## Required work:
Exactly the lines from the start of the data below through the line that contains "const rsYName = 'log(R/S)';" are to be copied, with pictures left out.

## Data extract:

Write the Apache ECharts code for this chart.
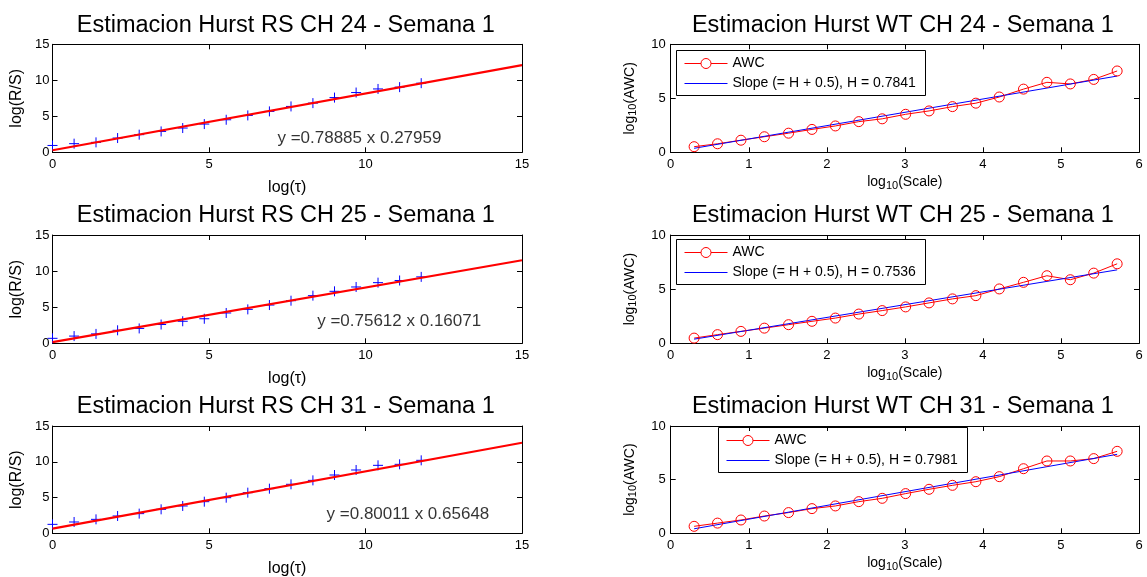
<!DOCTYPE html>
<html><head><meta charset="utf-8">
<script src="https://cdn.jsdelivr.net/npm/echarts@6/dist/echarts.min.js"></script>
<style>html,body{margin:0;padding:0;background:#fff}#c{width:1147px;height:577px}</style>
</head><body><div id="c"></div>
<script>
// ---------- data ----------
const rsTitles = ['Estimacion Hurst RS CH 24 - Semana 1', 'Estimacion Hurst RS CH 25 - Semana 1', 'Estimacion Hurst RS CH 31 - Semana 1'];
const wtTitles = ['Estimacion Hurst WT CH 24 - Semana 1', 'Estimacion Hurst WT CH 25 - Semana 1', 'Estimacion Hurst WT CH 31 - Semana 1'];
const rsX = [0, 0.69, 1.39, 2.08, 2.77, 3.47, 4.16, 4.85, 5.55, 6.24, 6.93, 7.62, 8.32, 9.01, 9.70, 10.40, 11.09, 11.78];
const rsCH24 = [0.95, 1.2, 1.38, 1.98, 2.45, 2.9, 3.37, 3.92, 4.52, 5.12, 5.68, 6.37, 6.83, 7.6, 8.3, 8.8, 9.05, 9.6];
const rsCH25 = [0.69, 1.0, 1.3, 1.8, 2.06, 2.6, 3.05, 3.4, 4.2, 4.7, 5.3, 5.9, 6.6, 7.2, 7.8, 8.4, 8.7, 9.2];
const rsCH31 = [1.25, 1.58, 1.95, 2.42, 2.75, 3.35, 3.82, 4.42, 4.98, 5.68, 6.24, 6.85, 7.4, 8.15, 8.85, 9.5, 9.64, 10.2];
const rsFitCH24 = [[0, 0.28], [15, 12.11]];
const rsFitCH25 = [[0, 0.16], [15, 11.50]];
const rsFitCH31 = [[0, 0.66], [15, 12.66]];
const rsEquations = ['y =0.78885 x 0.27959', 'y =0.75612 x 0.16071', 'y =0.80011 x 0.65648'];
const rsEquationAt = [[7.17, 1.9], [8.44, 2.98], [8.74, 2.66]];
const rsXName = 'log(τ)';
const rsYName = 'log(R/S)';

const wtX = [0.30, 0.60, 0.90, 1.20, 1.51, 1.81, 2.11, 2.41, 2.71, 3.01, 3.31, 3.61, 3.91, 4.21, 4.52, 4.82, 5.12, 5.42, 5.72];
const wtCH24 = [0.52, 0.79, 1.12, 1.44, 1.77, 2.12, 2.44, 2.84, 3.1, 3.52, 3.83, 4.23, 4.55, 5.12, 5.85, 6.48, 6.33, 6.75, 7.53];
const wtCH25 = [0.48, 0.8, 1.1, 1.4, 1.72, 2.03, 2.33, 2.7, 3.02, 3.36, 3.73, 4.1, 4.4, 5.02, 5.63, 6.24, 5.87, 6.48, 7.34];
const wtCH31 = [0.65, 0.95, 1.24, 1.61, 1.93, 2.3, 2.55, 2.95, 3.26, 3.7, 4.1, 4.47, 4.81, 5.28, 6.02, 6.74, 6.74, 6.96, 7.64];
const wtFitCH24 = [[0.30, 0.37], [5.72, 7.06]];
const wtFitCH25 = [[0.30, 0.38], [5.72, 6.78]];
const wtFitCH31 = [[0.30, 0.42], [5.72, 7.36]];
const wtSeriesName = 'AWC';
const wtSlopeNames = ['Slope (= H + 0.5), H = 0.7841', 'Slope (= H + 0.5), H = 0.7536', 'Slope (= H + 0.5), H = 0.7981'];
const wtXName = '{m|log}{s|10}{m|(Scale)}';
const wtYName = '{m|log}{s|10}{m|(AWC)}';

const rsSets = [rsCH24, rsCH25, rsCH31];
const rsFits = [rsFitCH24, rsFitCH25, rsFitCH31];
const wtSets = [wtCH24, wtCH25, wtCH31];
const wtFits = [wtFitCH24, wtFitCH25, wtFitCH31];

// ---------- layout ----------
const FONT = 'Liberation Sans, Arial, Helvetica, sans-serif';
const colLeft = [52.5, 670.7];
const colWidth = [469.5, 468.3];
const rowTop = [44.3, 235, 426];
const rowHeight = [108, 108.3, 107.3];
const legendPos = [[676.5, 50.5], [676.5, 239.5], [718.5, 427.5]];
const legendBox = { w: 249, h: 45, pad: 8, icon: 43, row1: 12.5, row2: 32.5 };

const grids = [], xAxes = [], yAxes = [], titles = [], series = [], graphics = [];
const richName = {
  m: { fontSize: 14, lineHeight: 16, verticalAlign: 'top', fontFamily: FONT, color: '#000' },
  s: { fontSize: 11, lineHeight: 11, verticalAlign: 'bottom', padding: [8, 0, 0, 0], fontFamily: FONT, color: '#000' }
};

function addAxes(gi, xmin, xmax, xint, ymin, ymax, yint, xName, yName, isWT) {
  const lineStyle = { color: '#000', width: 1 };
  const tick = { show: true, inside: true, length: 5, lineStyle: { color: '#000', width: 1 } };
  const label = { show: true, color: '#000', fontSize: 13, fontFamily: FONT };
  xAxes.push({
    type: 'value', gridIndex: gi, position: 'bottom', min: xmin, max: xmax, interval: xint,
    axisLine: { show: true, onZero: false, lineStyle }, axisTick: tick, splitLine: { show: false },
    axisLabel: Object.assign({ margin: 6, hideOverlap: false }, label),
    name: xName, nameLocation: 'middle', nameGap: isWT ? 18 : 27,
    nameTextStyle: isWT ? { rich: richName, color: '#000' } : { fontSize: 16, color: '#000', fontFamily: FONT }
  });
  xAxes.push({
    type: 'value', gridIndex: gi, position: 'top', min: xmin, max: xmax, interval: xint,
    axisLine: { show: true, onZero: false, lineStyle }, axisTick: tick, splitLine: { show: false },
    axisLabel: { show: false }
  });
  yAxes.push({
    type: 'value', gridIndex: gi, position: 'left', min: ymin, max: ymax, interval: yint,
    axisLine: { show: true, onZero: false, lineStyle }, axisTick: tick, splitLine: { show: false },
    axisLabel: Object.assign({ margin: isWT ? 5 : 3, hideOverlap: false }, label),
    name: yName, nameLocation: 'middle', nameGap: isWT ? 32 : 28,
    nameTextStyle: isWT ? { rich: richName, color: '#000' } : { fontSize: 16, color: '#000', fontFamily: FONT }
  });
  yAxes.push({
    type: 'value', gridIndex: gi, position: 'right', min: ymin, max: ymax, interval: yint,
    axisLine: { show: true, onZero: false, lineStyle }, axisTick: tick, splitLine: { show: false },
    axisLabel: { show: false }
  });
}

function addLegend(r) {
  const x0 = legendPos[r][0], y0 = legendPos[r][1];
  const ix = x0 + legendBox.pad, tx = ix + legendBox.icon + 5;
  const ya = Math.round(y0 + legendBox.row1) + 0.5, yb = Math.round(y0 + legendBox.row2) + 0.5;
  graphics.push({
    type: 'group', z: 100, silent: true,
    children: [
      { type: 'rect', shape: { x: x0, y: y0, width: legendBox.w, height: legendBox.h },
        style: { fill: '#fff', stroke: '#000', lineWidth: 1 } },
      { type: 'line', shape: { x1: ix, y1: ya, x2: ix + legendBox.icon, y2: ya },
        style: { stroke: '#ff0000', lineWidth: 1 } },
      { type: 'circle', shape: { cx: ix + legendBox.icon / 2, cy: ya, r: 5 },
        style: { fill: '#fff', stroke: '#ff0000', lineWidth: 1 } },
      { type: 'text', style: { text: wtSeriesName, x: tx, y: ya, fill: '#000', font: '14px ' + FONT, align: 'left', verticalAlign: 'middle' } },
      { type: 'line', shape: { x1: ix, y1: yb, x2: ix + legendBox.icon, y2: yb },
        style: { stroke: '#0000ff', lineWidth: 1 } },
      { type: 'text', style: { text: wtSlopeNames[r], x: tx, y: yb, fill: '#000', font: '14px ' + FONT, align: 'left', verticalAlign: 'middle' } }
    ]
  });
}

for (let r = 0; r < 3; r++) {
  // RS panel
  const gi = r;
  grids.push({ left: colLeft[0], top: rowTop[r], width: colWidth[0], height: rowHeight[r], outerBoundsMode: 'none', containLabel: false });
  addAxes(gi, 0, 15, 5, 0, 15, 5, rsXName, rsYName, false);
  titles.push({ text: rsTitles[r], left: colLeft[0] + colWidth[0] / 2 - 1.5, textAlign: 'center', top: rowTop[r] - 31, padding: 0,
    textStyle: { fontSize: 23.5, fontWeight: 'normal', color: '#000', fontFamily: FONT } });
  series.push({
    type: 'scatter', name: 'rs' + r, xAxisIndex: 2 * gi, yAxisIndex: 2 * gi,
    data: rsX.map((x, k) => [x, rsSets[r][k]]),
    symbol: 'path://M0,5L10,5M5,0L5,10', symbolSize: 10,
    itemStyle: { color: 'rgba(0,0,0,0)', borderColor: '#0000ff', borderWidth: 1, opacity: 1 }
  });
  series.push({
    type: 'line', name: 'fit' + r, xAxisIndex: 2 * gi, yAxisIndex: 2 * gi,
    data: rsFits[r], symbol: 'none', lineStyle: { color: '#ff0000', width: 2.2 }
  });
  series.push({
    type: 'scatter', name: 'eq' + r, xAxisIndex: 2 * gi, yAxisIndex: 2 * gi,
    data: [rsEquationAt[r]], symbolSize: 1, itemStyle: { color: 'rgba(0,0,0,0)' },
    label: { show: true, position: 'right', distance: 0, formatter: rsEquations[r], fontSize: 17, color: '#000', fontFamily: FONT }
  });
}
for (let r = 0; r < 3; r++) {
  // WT panel
  const gi = 3 + r;
  grids.push({ left: colLeft[1], top: rowTop[r], width: colWidth[1], height: rowHeight[r], outerBoundsMode: 'none', containLabel: false });
  addAxes(gi, 0, 6, 1, 0, 10, 5, wtXName, wtYName, true);
  titles.push({ text: wtTitles[r], left: colLeft[1] + colWidth[1] / 2 - 2, textAlign: 'center', top: rowTop[r] - 31, padding: 0,
    textStyle: { fontSize: 23.5, fontWeight: 'normal', color: '#000', fontFamily: FONT } });
  series.push({
    type: 'line', name: wtSeriesName, xAxisIndex: 2 * gi, yAxisIndex: 2 * gi,
    data: wtX.map((x, k) => [x, wtSets[r][k]]),
    symbol: 'circle', symbolSize: 10, showSymbol: true,
    itemStyle: { color: 'rgba(255,0,0,0)', borderColor: '#ff0000', borderWidth: 1 },
    lineStyle: { color: '#ff0000', width: 1 }
  });
  series.push({
    type: 'line', name: wtSlopeNames[r], xAxisIndex: 2 * gi, yAxisIndex: 2 * gi,
    data: wtFits[r], symbol: 'none', itemStyle: { color: '#0000ff' },
    lineStyle: { color: '#0000ff', width: 1 }
  });
  addLegend(r);
}

const chart = echarts.init(document.getElementById('c'), null, { renderer: 'canvas' });
chart.setOption({
  animation: false,
  backgroundColor: '#fff',
  title: titles,
  grid: grids,
  xAxis: xAxes,
  yAxis: yAxes,
  series: series,
  graphic: { elements: graphics }
});
</script>
</body></html>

## Complete response:
Write the Apache ECharts code for this chart.
<!DOCTYPE html>
<html><head><meta charset="utf-8">
<script src="https://cdn.jsdelivr.net/npm/echarts@6/dist/echarts.min.js"></script>
<style>html,body{margin:0;padding:0;background:#fff}#c{width:1147px;height:577px}</style>
</head><body><div id="c"></div>
<script>
// ---------- data ----------
const rsTitles = ['Estimacion Hurst RS CH 24 - Semana 1', 'Estimacion Hurst RS CH 25 - Semana 1', 'Estimacion Hurst RS CH 31 - Semana 1'];
const wtTitles = ['Estimacion Hurst WT CH 24 - Semana 1', 'Estimacion Hurst WT CH 25 - Semana 1', 'Estimacion Hurst WT CH 31 - Semana 1'];
const rsX = [0, 0.69, 1.39, 2.08, 2.77, 3.47, 4.16, 4.85, 5.55, 6.24, 6.93, 7.62, 8.32, 9.01, 9.70, 10.40, 11.09, 11.78];
const rsCH24 = [0.95, 1.2, 1.38, 1.98, 2.45, 2.9, 3.37, 3.92, 4.52, 5.12, 5.68, 6.37, 6.83, 7.6, 8.3, 8.8, 9.05, 9.6];
const rsCH25 = [0.69, 1.0, 1.3, 1.8, 2.06, 2.6, 3.05, 3.4, 4.2, 4.7, 5.3, 5.9, 6.6, 7.2, 7.8, 8.4, 8.7, 9.2];
const rsCH31 = [1.25, 1.58, 1.95, 2.42, 2.75, 3.35, 3.82, 4.42, 4.98, 5.68, 6.24, 6.85, 7.4, 8.15, 8.85, 9.5, 9.64, 10.2];
const rsFitCH24 = [[0, 0.28], [15, 12.11]];
const rsFitCH25 = [[0, 0.16], [15, 11.50]];
const rsFitCH31 = [[0, 0.66], [15, 12.66]];
const rsEquations = ['y =0.78885 x 0.27959', 'y =0.75612 x 0.16071', 'y =0.80011 x 0.65648'];
const rsEquationAt = [[7.17, 1.9], [8.44, 2.98], [8.74, 2.66]];
const rsXName = 'log(τ)';
const rsYName = 'log(R/S)';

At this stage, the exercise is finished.